Si la décision de l’Ofpra est négative, le demandeur d’asile peut faire un recours devant laCNDA. Il a un mois pour l’envoyer et peut bénéficier d’une aide juridictionnelle en en faisant la demande dans un délai de quinze jours. C’est lors d’une audience à Montreuil, devant trois magistrats de la Cour nationale du droit d’asile, la juridiction administrative de France qui traite le plus de dossiers, que le demandeur d’asile doit expliquer pourquoi il conteste la décision de l’Ofpra. L’audience est présidée par un magistrat professionnel, accompagné par deux assesseurs, dont un représentant le Haut-Commissariat des Nations unies pour les réfugiés (UNCHR). L’an dernier, la CNDA a vu son activité augmenter puisqu’elle a enregistré 38 674 recours. Les juges ont cinq mois pour statuer sur le réexamen. En cas de procédure accélérée, le délai est réduit à cinq semaines et la décision est prise par un juge unique.

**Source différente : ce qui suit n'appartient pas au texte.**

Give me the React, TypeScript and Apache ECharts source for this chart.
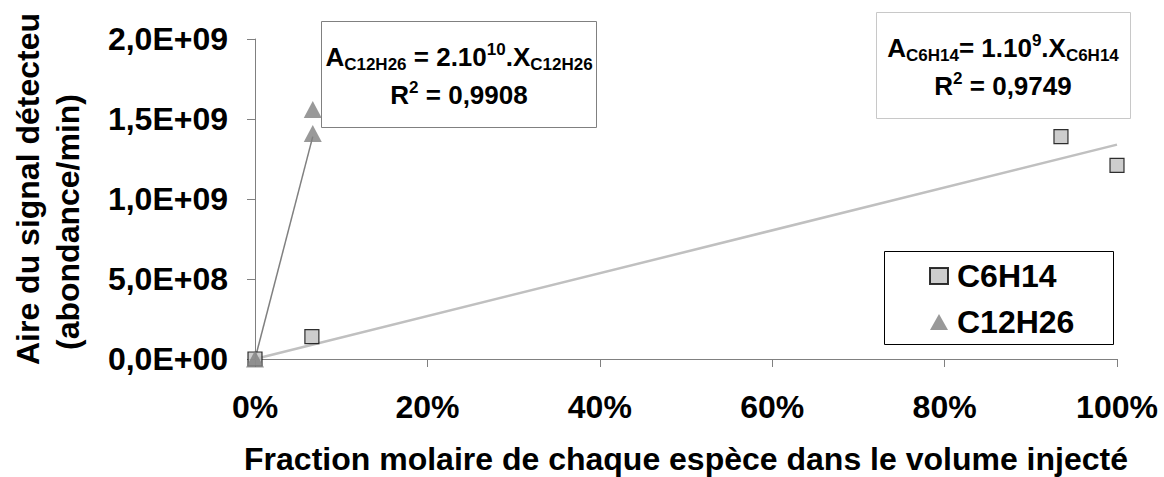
import React, { useEffect, useRef } from "react";
import * as echarts from "echarts";

const c6h14X = [0, 0.066, 0.935, 1.0];
const c6h14Y = [0, 1.4e8, 1.39e9, 1.21e9];
const c12h26X = [0, 0.067, 0.067];
const c12h26Y = [0, 1.56e9, 1.41e9];
const c6TrendX = [0, 1.0];
const c6TrendY = [0, 1.34e9];
const c12TrendX = [0, 0.067];
const c12TrendY = [0, 1.39e9];
const xTickLabels = ["0%", "20%", "40%", "60%", "80%", "100%"];
const yTickLabels = ["0,0E+00", "5,0E+08", "1,0E+09", "1,5E+09", "2,0E+09"];
const seriesNames = ["C6H14", "C12H26"];

const FONT = "'Liberation Sans', Arial, Helvetica, sans-serif";

const zip = (xs: number[], ys: number[]) => xs.map((x, i) => [x, ys[i]]);

function eqRich(color: string) {
  return {
    n: { fontSize: 26, fontWeight: "bold", color, fontFamily: FONT, lineHeight: 38, verticalAlign: "middle" },
    s: { fontSize: 17, fontWeight: "bold", color, fontFamily: FONT, lineHeight: 17, verticalAlign: "bottom", padding: [0, 0, 3, 0] },
    p: { fontSize: 17, fontWeight: "bold", color, fontFamily: FONT, lineHeight: 17, verticalAlign: "top", padding: [3, 0, 0, 0] },
  };
}

export default function App() {
  const ref = useRef<HTMLDivElement>(null);
  useEffect(() => {
    if (!ref.current) return;
    const chart = echarts.init(ref.current, undefined, { renderer: "svg" });
    chart.setOption({
      animation: false,
      textStyle: { fontFamily: FONT },
      grid: { left: 255, right: 47, top: 39, bottom: 118, outerBoundsMode: "none", containLabel: false },
      xAxis: {
        type: "value",
        min: 0,
        max: 1,
        interval: 0.2,
        splitLine: { show: false },
        axisLine: { lineStyle: { color: "#808080", width: 1 } },
        axisTick: { length: 8, lineStyle: { color: "#808080" } },
        axisLabel: {
          formatter: (_v: number, i: number) => xTickLabels[i],
          fontSize: 32,
          fontWeight: "bold",
          color: "#000",
          margin: 32,
          fontFamily: FONT,
        },
        name: "Fraction molaire de chaque espèce dans le volume injecté",
        nameLocation: "middle",
        nameGap: 84,
        nameTextStyle: { fontSize: 32, fontWeight: "bold", color: "#000", fontFamily: FONT, lineHeight: 32 },
      },
      yAxis: {
        type: "value",
        min: 0,
        max: 2e9,
        interval: 5e8,
        splitLine: { show: false },
        axisLine: { show: true, lineStyle: { color: "#808080", width: 1 } },
        axisTick: { show: true, length: 8, lineStyle: { color: "#808080" } },
        axisLabel: {
          formatter: (_v: number, i: number) => yTickLabels[i],
          fontSize: 32,
          fontWeight: "bold",
          color: "#000",
          margin: 27,
          fontFamily: FONT,
        },
      },
      legend: {
        orient: "vertical",
        left: 924,
        top: 255,
        data: seriesNames,
        itemGap: 14,
        itemWidth: 18,
        itemHeight: 16,
        textStyle: { fontSize: 32, fontWeight: "bold", color: "#000", fontFamily: FONT, lineHeight: 32, padding: [0, 0, 0, 4] },
      },
      series: [
        {
          type: "line",
          data: zip(c6TrendX, c6TrendY),
          showSymbol: false,
          symbol: "none",
          lineStyle: { color: "#c0c0c0", width: 2.5 },
          z: 1,
          silent: true,
        },
        {
          type: "line",
          data: zip(c12TrendX, c12TrendY),
          showSymbol: false,
          symbol: "none",
          lineStyle: { color: "#808080", width: 1.5 },
          z: 1,
          silent: true,
        },
        {
          name: seriesNames[0],
          type: "scatter",
          data: zip(c6h14X, c6h14Y),
          symbol: "rect",
          symbolSize: 14,
          itemStyle: { color: "#c0c0c0", borderColor: "#000", borderWidth: 1.2 },
          z: 3,
        },
        {
          name: seriesNames[1],
          type: "scatter",
          data: zip(c12h26X, c12h26Y),
          symbol: "triangle",
          symbolSize: [18, 17],
          itemStyle: { color: "#808080" },
          z: 4,
        },
      ],
      graphic: [
        {
          type: "text",
          rotation: Math.PI / 2,
          x: 28,
          y: 189,
          style: {
            text: "Aire du signal détecteu",
            fontSize: 32,
            fontWeight: "bold",
            fill: "#000",
            fontFamily: FONT,
            align: "center",
            verticalAlign: "middle",
          },
        },
        {
          type: "text",
          rotation: Math.PI / 2,
          x: 68,
          y: 222,
          style: {
            text: "(abondance/min)",
            fontSize: 32,
            fontWeight: "bold",
            fill: "#000",
            fontFamily: FONT,
            align: "center",
            verticalAlign: "middle",
          },
        },
        {
          type: "rect",
          shape: { x: 321.5, y: 21.5, width: 275, height: 106 },
          style: { fill: "#fff", stroke: "#808080", lineWidth: 1 },
          z: 2,
        },
        {
          type: "text",
          x: 459,
          y: 76,
          z: 3,
          style: {
            text: "{n|A}{s|C12H26}{n| = 2.10}{p|10}{n|.X}{s|C12H26}\n{n|R}{p|2}{n| = 0,9908}",
            rich: eqRich("#595959"),
            align: "center",
            verticalAlign: "middle",
          },
        },
        {
          type: "rect",
          shape: { x: 876.5, y: 12.5, width: 254, height: 106 },
          style: { fill: "#fff", stroke: "#c8c8c8", lineWidth: 1 },
          z: 2,
        },
        {
          type: "text",
          x: 1003,
          y: 67,
          z: 3,
          style: {
            text: "{n|A}{s|C6H14}{n|= 1.10}{p|9}{n|.X}{s|C6H14}\n{n|R}{p|2}{n| = 0,9749}",
            rich: eqRich("#999999"),
            align: "center",
            verticalAlign: "middle",
          },
        },
        {
          type: "rect",
          shape: { x: 884.5, y: 251.5, width: 229, height: 93 },
          style: { fill: "#fff", stroke: "#000", lineWidth: 1 },
          z: -1,
        },
      ],
    });
    return () => chart.dispose();
  }, []);
  return (
    <div
      ref={ref}
      style={{ position: "fixed", left: 0, top: 0, width: 1164, height: 477, background: "#fff" }}
    />
  );
}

« Moins de moyens, moins de temps, cela peut être préjudiciable », explique Eve Shashahani. En 2015, la CNDA a accordé la protection à 8% des personnes ayant lancé un recours. Le délai moyen de jugement était fixé à 7 mois et 17 jours fin 2015, un temps qui s’est allongé. Si la CNDA refuse de revenir sur la première décision, la personne est déboutée du droit d’asile et peut faire l’objet d’une OQTF (Obligation de quitter le territoire français). Le débouté peut aussi demander un réexamen sous un autre statut tel qu’« étranger malade » ou une carte de séjour de travail etc. Dans ce cas, c’est le préfet qui prendra la décision.